The DiverSE research team studies software engineering techniques for the reliable and efficient construction of applications, with a particular focus on cybersecurity and LLMs.
With around 15 permanent staff (Inria and CNRS researchers, INSA/Université de Rennes teacher-researchers, including 3 IUFs), around 15 PhD students, several engineers and a DGA associate engineer, the team is recognised worldwide in its areas of expertise. It also makes a point of ensuring that its research is applicable and even applied, with very strong links with international, national and local industry.
It is also renowned locally for its on-site atmosphere, coffee breaks and memorable team seminars.

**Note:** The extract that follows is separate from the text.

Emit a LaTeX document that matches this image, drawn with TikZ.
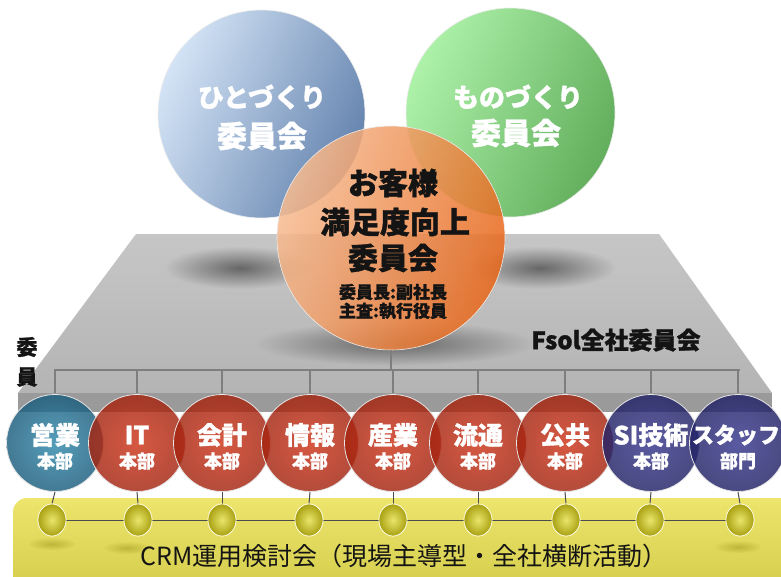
\documentclass[tikz,border=0pt]{standalone}
\usepackage{fontspec}
\setmainfont{Noto Sans CJK JP}[BoldFeatures={FakeBold=1.2}]
\usetikzlibrary{shapes.geometric}
\definecolor{platT}{HTML}{C6C6C6}
\definecolor{platB}{HTML}{B4B4B4}
\definecolor{platM}{HTML}{C1C1C1}
\definecolor{platL}{HTML}{B9B9B9}
\definecolor{bandG}{HTML}{9A9A9A}
\definecolor{lineG}{HTML}{7E7E7E}
\definecolor{shadowC}{HTML}{666666}
\definecolor{blueL}{HTML}{D4E4F6}
\definecolor{blueD}{HTML}{6483AE}
\definecolor{greenL}{HTML}{AEF2AA}
\definecolor{greenD}{HTML}{62AE5C}
\definecolor{orL}{HTML}{F6BC92}
\definecolor{orD}{HTML}{E8671A}
\definecolor{tealI}{HTML}{2F8AAC}
\definecolor{tealO}{HTML}{1B5C7C}
\definecolor{redI}{HTML}{CE3418}
\definecolor{redO}{HTML}{A42410}
\definecolor{navyI}{HTML}{36368E}
\definecolor{navyO}{HTML}{222266}
\definecolor{yelT}{HTML}{EDE56C}
\definecolor{yelB}{HTML}{D2CA48}
\definecolor{ballI}{HTML}{EAE66C}
\definecolor{ballO}{HTML}{A9A112}
\definecolor{ballS}{HTML}{BDB53A}
\definecolor{txtK}{HTML}{141414}
\tikzset{
  bigball/.style={ellipse, inner sep=0pt, draw=white!85!gray, line width=0.6pt},
  platshadow/.style={ellipse, inner sep=0pt, shading=radial, inner color=shadowC},
  dept/.style={circle, inner sep=0pt, minimum size=97pt, shading=radial,
     fill opacity=0.82, draw=white!80!gray, line width=0.8pt},
  knob/.style={ellipse, inner sep=0pt, minimum width=28pt, minimum height=32pt,
     shading=radial, inner color=ballI, outer color=ballO, draw=white!90!yellow, line width=0.7pt},
  knobshadow/.style={ellipse, inner sep=0pt, minimum width=46pt, minimum height=12pt,
     shading=radial, inner color=ballS, outer color=yelB!60!yelT},
  treeline/.style={lineG, line width=2pt},
  linkline/.style={black!70, line width=1pt},
  wbig/.style={text=white, font=\bfseries\fontsize{30}{34}\selectfont, inner sep=0pt},
  kbig/.style={text=txtK, font=\bfseries\fontsize{30}{34}\selectfont, inner sep=0pt},
  ksmall/.style={text=txtK, font=\bfseries\fontsize{17}{19}\selectfont, inner sep=0pt},
  dtop/.style={text=white, font=\bfseries\fontsize{25}{28}\selectfont, inner sep=0pt},
  dbot/.style={text=white, font=\bfseries\fontsize{18}{20}\selectfont, inner sep=0pt},
}
\begin{document}
\begin{tikzpicture}[x=1pt,y=-1pt]
\useasboundingbox[fill=white] (0,0) rectangle (781,576);

% platform
\shade[top color=platT, bottom color=platB] (136,234) -- (659,234) -- (772,393) -- (18,393) -- cycle;
\node[platshadow, outer color=platM, minimum width=150pt, minimum height=42pt] (sh1) at (240,268) {};
\node[platshadow, outer color=platM, minimum width=150pt, minimum height=42pt] (sh2) at (540,268) {};
\node[platshadow, outer color=platL, minimum width=280pt, minimum height=44pt] (sh3) at (395,344) {};

% big committees
\node[bigball, left color=blueL, right color=blueD, shading angle=65, minimum width=207pt, minimum height=208pt] (hito) at (261.5,114) {};
\node[bigball, left color=greenL, right color=greenD, shading angle=65, minimum width=209pt, minimum height=209pt] (mono) at (510.5,112.5) {};
\node[bigball, left color=orL, right color=orD, shading angle=70, fill opacity=0.86, minimum width=228pt, minimum height=224pt] (okyaku) at (391,238) {};

\node[wbig, font=\bfseries\fontsize{26}{30}\selectfont] (h1) at (262,97) {ひとづくり};
\node[wbig] (h2) at (262,136) {委員会};
\node[wbig, font=\bfseries\fontsize{26}{30}\selectfont] (m1) at (518,97) {ものづくり};
\node[wbig] (m2) at (516,133) {委員会};
\node[kbig] (o1) at (393,183) {お客様};
\node[kbig] (o2) at (395,222) {満足度向上};
\node[kbig] (o3) at (393,258) {委員会};
\node[ksmall] (o4) at (393,292) {委員長:副社長};
\node[ksmall] (o5) at (393,311) {主査:執行役員};

% labels on platform
\node[text=txtK, font=\bfseries\fontsize{24}{28}\selectfont, inner sep=0pt] (fsol) at (616,340) {Fsol全社委員会};
\node[text=txtK, font=\bfseries\fontsize{21}{24}\selectfont, inner sep=0pt] (iin1) at (27,347) {委};
\node[text=txtK, font=\bfseries\fontsize{21}{24}\selectfont, inner sep=0pt] (iin2) at (27,377) {員};

% tree
\coordinate (root) at (391,370);
\coordinate (barL) at (55,370);
\coordinate (barR) at (739,370);
\draw[treeline] (okyaku.south) -- (root);
\draw[treeline, line cap=rect] (barL) -- (barR);

% yellow band
\shade[top color=yelT, bottom color=yelB, rounded corners=14pt] (13,498) rectangle (800,600);
\node[knobshadow] (ks1) at (52,544) {};
\node[knobshadow] (ks2) at (127,548) {};
\node[knobshadow] (ks9) at (738,547) {};

% front band of platform
\fill[bandG] (18,393) rectangle (772,412);

% departments
\foreach \i/\x/\bx/\ci/\co in {
  1/55/52/tealI/tealO,
  2/137/138/redI/redO,
  3/222/222/redI/redO,
  4/310/309/redI/redO,
  5/393/393/redI/redO,
  6/478/478/redI/redO,
  7/565/566/redI/redO,
  8/651/650/navyI/navyO,
  9/738/740/navyI/navyO}{
  \coordinate (d\i) at (\x,370);
  \node[dept, inner color=\ci, outer color=\co] (c\i) at (\x,443) {};
  \draw[treeline] (d\i) -- (\x,393);
  \node[knob] (b\i) at (\bx,520) {};
}
\draw[linkline] (b1) -- (b9);
\foreach \i in {1,...,9}{
  \draw[linkline] (c\i.south) -- (b\i.north);
  \node[knob] (bb\i) at (b\i) {};
}
\foreach \i/\x/\a/\b in {1/55/営業/本部, 2/137/IT/本部, 3/222/会計/本部, 4/310/情報/本部,
  5/393/産業/本部, 6/478/流通/本部, 7/565/公共/本部, 8/651/SI技術/本部}{
  \node[dtop] (ta\i) at (\x,435) {\a};
  \node[dbot] (tb\i) at (\x,461) {\b};
}
\node[dtop, font=\bfseries\fontsize{22}{26}\selectfont] (ta9) at (736,435) {スタッフ};
\node[dbot] (tb9) at (738,461) {部門};

\node[text=txtK, font=\fontsize{25}{28}\selectfont, inner sep=0pt] (crm) at (404,556) {CRM運用検討会（現場主導型・全社横断活動）};
\end{tikzpicture}
\end{document}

As part of the TAP project, there will be frequent contact with our partners at NUS (National University of Singapore) and IPAL (Nantes). One or more stays in Singapore may be envisaged, depending on your wishes. More generally, contacts within and outside the DIverSE team will give you an opportunity to look beyond your own work, offering a broad and varied context with the team's many research, innovation and industrial transfer projects.
After the project, you'll be one of the (many) alumni of the DiverSE team, most of whom are still in touch.

Benefits
Possibility of teleworking up to 2 days a week
Partial reimbursement of public transport costs to and from work or FMD
Partial reimbursement of health insurance costs
Subsidised on-site catering
Free on-site car and bicycle parking; bus 5 minutes' walk; metro 10 minutes' walk.

Location
Campus de Beaulieu Irisa/Inria Rennes
Building 12
263 avenue du Général Leclerc
35 042 RENNES cedex

Presentation of CNRS as employer: https://www.cnrs.fr/fr/le-cnrs
Presentation of IRISA as the laboratory of assignment: https://www.irisa.fr/umr-6074

The post is located in a sector covered by the protection of scientific and technical potential (PPST), and therefore requires, in accordance with the regulations, that your arrival be authorised by the competent authority of the MESR.

Contraintes et risques

This work may involve travel in France and abroad, including by air.